• Source data:
- - - -

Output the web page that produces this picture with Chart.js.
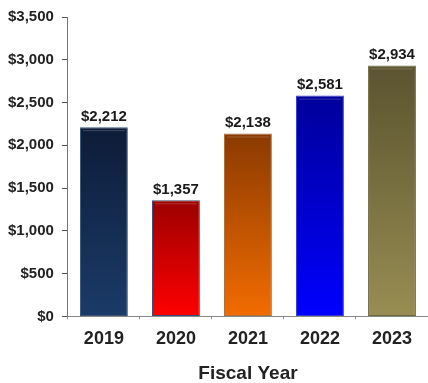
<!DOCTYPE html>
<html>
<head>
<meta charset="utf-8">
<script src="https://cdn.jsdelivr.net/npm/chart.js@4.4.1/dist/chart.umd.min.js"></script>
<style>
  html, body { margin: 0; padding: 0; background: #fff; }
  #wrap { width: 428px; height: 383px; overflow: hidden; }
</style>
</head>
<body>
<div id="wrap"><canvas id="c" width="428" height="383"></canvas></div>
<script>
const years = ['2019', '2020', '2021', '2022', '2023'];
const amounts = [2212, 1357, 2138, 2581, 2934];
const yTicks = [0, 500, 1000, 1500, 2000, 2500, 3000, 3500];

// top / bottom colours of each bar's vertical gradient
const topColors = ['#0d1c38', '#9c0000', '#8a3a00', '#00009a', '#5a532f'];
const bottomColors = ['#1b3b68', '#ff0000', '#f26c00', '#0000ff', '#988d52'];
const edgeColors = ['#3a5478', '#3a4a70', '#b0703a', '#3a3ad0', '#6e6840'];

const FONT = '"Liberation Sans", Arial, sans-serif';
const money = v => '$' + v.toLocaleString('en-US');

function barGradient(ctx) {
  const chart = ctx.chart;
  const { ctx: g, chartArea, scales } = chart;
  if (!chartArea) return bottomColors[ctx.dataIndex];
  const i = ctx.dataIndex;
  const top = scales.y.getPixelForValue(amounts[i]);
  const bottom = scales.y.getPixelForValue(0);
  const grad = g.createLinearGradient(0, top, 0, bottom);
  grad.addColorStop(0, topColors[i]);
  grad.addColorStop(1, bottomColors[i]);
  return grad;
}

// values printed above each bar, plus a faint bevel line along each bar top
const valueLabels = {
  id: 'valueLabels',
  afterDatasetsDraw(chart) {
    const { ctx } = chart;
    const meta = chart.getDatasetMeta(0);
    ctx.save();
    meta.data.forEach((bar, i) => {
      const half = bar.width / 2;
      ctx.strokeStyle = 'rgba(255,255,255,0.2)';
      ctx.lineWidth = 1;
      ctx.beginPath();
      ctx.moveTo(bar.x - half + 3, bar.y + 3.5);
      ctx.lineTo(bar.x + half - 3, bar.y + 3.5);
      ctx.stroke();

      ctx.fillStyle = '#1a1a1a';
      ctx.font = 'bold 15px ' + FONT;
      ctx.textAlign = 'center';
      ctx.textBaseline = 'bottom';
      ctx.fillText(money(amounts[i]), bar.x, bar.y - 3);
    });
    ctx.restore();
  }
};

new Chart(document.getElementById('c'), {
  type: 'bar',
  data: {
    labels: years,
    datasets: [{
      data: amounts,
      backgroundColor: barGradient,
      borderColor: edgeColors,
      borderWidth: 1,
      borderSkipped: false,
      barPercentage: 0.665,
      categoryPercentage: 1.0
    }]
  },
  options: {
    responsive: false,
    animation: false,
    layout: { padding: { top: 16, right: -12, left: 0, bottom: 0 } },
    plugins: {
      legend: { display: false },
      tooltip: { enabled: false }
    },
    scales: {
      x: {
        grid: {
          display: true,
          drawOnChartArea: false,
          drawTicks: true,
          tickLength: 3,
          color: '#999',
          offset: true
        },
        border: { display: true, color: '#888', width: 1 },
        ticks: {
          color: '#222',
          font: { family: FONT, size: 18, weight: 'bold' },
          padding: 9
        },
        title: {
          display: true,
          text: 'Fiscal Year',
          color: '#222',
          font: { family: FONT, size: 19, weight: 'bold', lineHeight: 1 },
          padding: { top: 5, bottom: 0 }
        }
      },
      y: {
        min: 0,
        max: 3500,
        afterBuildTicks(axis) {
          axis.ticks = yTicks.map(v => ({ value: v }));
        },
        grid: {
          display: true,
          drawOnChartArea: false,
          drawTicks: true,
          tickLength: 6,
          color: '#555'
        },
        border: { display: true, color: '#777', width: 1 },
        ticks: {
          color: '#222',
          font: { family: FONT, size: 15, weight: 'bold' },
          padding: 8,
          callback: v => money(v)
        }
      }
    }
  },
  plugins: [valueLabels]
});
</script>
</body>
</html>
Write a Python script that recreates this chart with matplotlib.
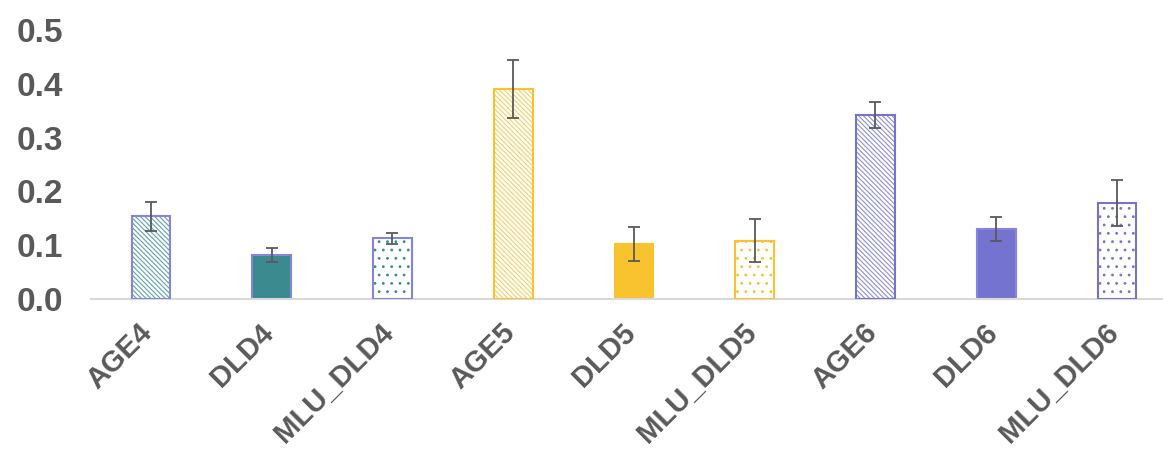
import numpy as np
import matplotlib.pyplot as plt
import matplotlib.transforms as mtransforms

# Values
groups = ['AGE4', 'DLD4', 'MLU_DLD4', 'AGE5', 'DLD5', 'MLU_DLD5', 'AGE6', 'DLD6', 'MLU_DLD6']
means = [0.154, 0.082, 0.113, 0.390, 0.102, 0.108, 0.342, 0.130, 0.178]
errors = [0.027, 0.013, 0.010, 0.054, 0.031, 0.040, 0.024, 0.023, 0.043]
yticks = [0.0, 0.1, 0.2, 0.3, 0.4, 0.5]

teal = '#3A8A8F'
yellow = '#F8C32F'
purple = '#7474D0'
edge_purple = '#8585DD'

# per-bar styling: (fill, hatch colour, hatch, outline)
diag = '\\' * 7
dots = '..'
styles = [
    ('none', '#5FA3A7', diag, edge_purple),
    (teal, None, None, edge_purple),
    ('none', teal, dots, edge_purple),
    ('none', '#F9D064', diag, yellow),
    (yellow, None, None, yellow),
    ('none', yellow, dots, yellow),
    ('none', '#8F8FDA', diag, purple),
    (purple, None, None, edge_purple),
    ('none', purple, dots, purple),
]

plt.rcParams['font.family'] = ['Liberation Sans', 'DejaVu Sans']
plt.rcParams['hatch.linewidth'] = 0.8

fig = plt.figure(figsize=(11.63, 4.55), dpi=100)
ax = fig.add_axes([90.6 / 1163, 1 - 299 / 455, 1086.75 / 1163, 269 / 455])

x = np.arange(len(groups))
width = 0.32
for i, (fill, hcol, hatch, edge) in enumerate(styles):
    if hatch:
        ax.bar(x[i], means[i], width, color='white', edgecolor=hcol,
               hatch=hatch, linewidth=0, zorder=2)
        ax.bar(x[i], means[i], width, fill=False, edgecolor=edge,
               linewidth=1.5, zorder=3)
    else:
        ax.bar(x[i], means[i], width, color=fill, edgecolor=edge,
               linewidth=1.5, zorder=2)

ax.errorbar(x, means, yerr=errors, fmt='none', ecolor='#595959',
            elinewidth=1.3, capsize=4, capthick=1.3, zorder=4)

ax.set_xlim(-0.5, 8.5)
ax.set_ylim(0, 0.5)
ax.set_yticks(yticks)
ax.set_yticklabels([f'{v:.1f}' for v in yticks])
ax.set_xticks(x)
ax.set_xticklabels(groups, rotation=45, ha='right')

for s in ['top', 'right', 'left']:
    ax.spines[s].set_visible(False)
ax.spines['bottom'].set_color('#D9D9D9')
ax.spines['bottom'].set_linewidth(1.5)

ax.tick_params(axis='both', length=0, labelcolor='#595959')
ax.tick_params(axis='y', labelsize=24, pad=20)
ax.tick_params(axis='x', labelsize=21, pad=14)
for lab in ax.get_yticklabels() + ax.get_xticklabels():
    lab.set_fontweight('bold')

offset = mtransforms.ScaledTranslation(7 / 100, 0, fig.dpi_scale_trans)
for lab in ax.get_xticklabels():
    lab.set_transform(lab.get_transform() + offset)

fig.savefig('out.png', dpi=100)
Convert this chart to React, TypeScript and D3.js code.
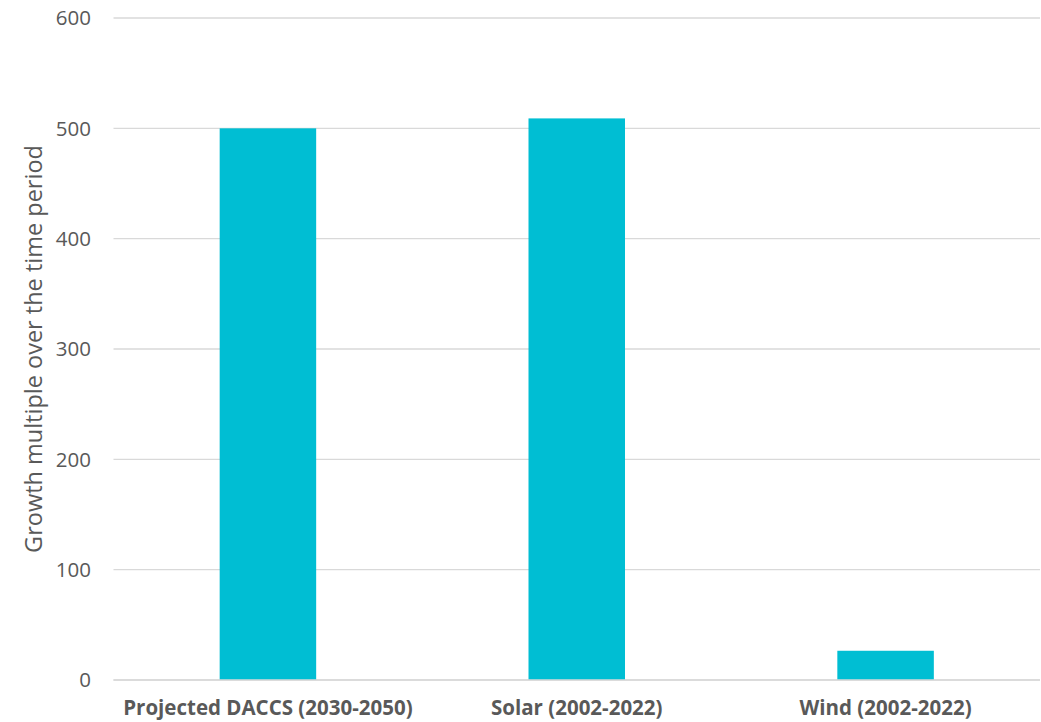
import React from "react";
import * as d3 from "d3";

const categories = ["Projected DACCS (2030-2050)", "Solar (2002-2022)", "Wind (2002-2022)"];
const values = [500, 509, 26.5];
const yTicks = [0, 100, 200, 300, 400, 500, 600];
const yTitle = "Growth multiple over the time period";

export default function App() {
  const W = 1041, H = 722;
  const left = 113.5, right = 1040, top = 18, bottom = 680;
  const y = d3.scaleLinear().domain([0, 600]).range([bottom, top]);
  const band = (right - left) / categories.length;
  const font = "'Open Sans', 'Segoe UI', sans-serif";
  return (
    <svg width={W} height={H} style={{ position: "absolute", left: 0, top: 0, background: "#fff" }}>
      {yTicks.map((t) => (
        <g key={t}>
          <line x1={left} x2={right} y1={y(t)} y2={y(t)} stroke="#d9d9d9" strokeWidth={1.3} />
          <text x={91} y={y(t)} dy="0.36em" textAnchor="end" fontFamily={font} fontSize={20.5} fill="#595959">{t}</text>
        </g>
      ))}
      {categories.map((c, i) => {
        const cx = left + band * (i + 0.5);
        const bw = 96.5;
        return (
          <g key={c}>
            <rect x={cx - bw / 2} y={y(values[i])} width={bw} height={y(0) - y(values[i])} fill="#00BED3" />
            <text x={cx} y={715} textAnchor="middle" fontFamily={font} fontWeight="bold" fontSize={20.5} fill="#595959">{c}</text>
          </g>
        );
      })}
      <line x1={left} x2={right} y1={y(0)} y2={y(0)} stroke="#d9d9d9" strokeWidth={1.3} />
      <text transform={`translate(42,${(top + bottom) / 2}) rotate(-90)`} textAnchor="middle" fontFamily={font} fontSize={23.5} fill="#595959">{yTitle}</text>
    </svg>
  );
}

- - - -

• Exercise aim: Your task is to output exactly the lines from the line containing "Convert this chart" through the last line, inclusive, leaving every picture out.

• Task solution:
Convert this chart to React, TypeScript and D3.js code.
import React from "react";
import * as d3 from "d3";

const categories = ["Projected DACCS (2030-2050)", "Solar (2002-2022)", "Wind (2002-2022)"];
const values = [500, 509, 26.5];
const yTicks = [0, 100, 200, 300, 400, 500, 600];
const yTitle = "Growth multiple over the time period";

export default function App() {
  const W = 1041, H = 722;
  const left = 113.5, right = 1040, top = 18, bottom = 680;
  const y = d3.scaleLinear().domain([0, 600]).range([bottom, top]);
  const band = (right - left) / categories.length;
  const font = "'Open Sans', 'Segoe UI', sans-serif";
  return (
    <svg width={W} height={H} style={{ position: "absolute", left: 0, top: 0, background: "#fff" }}>
      {yTicks.map((t) => (
        <g key={t}>
          <line x1={left} x2={right} y1={y(t)} y2={y(t)} stroke="#d9d9d9" strokeWidth={1.3} />
          <text x={91} y={y(t)} dy="0.36em" textAnchor="end" fontFamily={font} fontSize={20.5} fill="#595959">{t}</text>
        </g>
      ))}
      {categories.map((c, i) => {
        const cx = left + band * (i + 0.5);
        const bw = 96.5;
        return (
          <g key={c}>
            <rect x={cx - bw / 2} y={y(values[i])} width={bw} height={y(0) - y(values[i])} fill="#00BED3" />
            <text x={cx} y={715} textAnchor="middle" fontFamily={font} fontWeight="bold" fontSize={20.5} fill="#595959">{c}</text>
          </g>
        );
      })}
      <line x1={left} x2={right} y1={y(0)} y2={y(0)} stroke="#d9d9d9" strokeWidth={1.3} />
      <text transform={`translate(42,${(top + bottom) / 2}) rotate(-90)`} textAnchor="middle" fontFamily={font} fontSize={23.5} fill="#595959">{yTitle}</text>
    </svg>
  );
}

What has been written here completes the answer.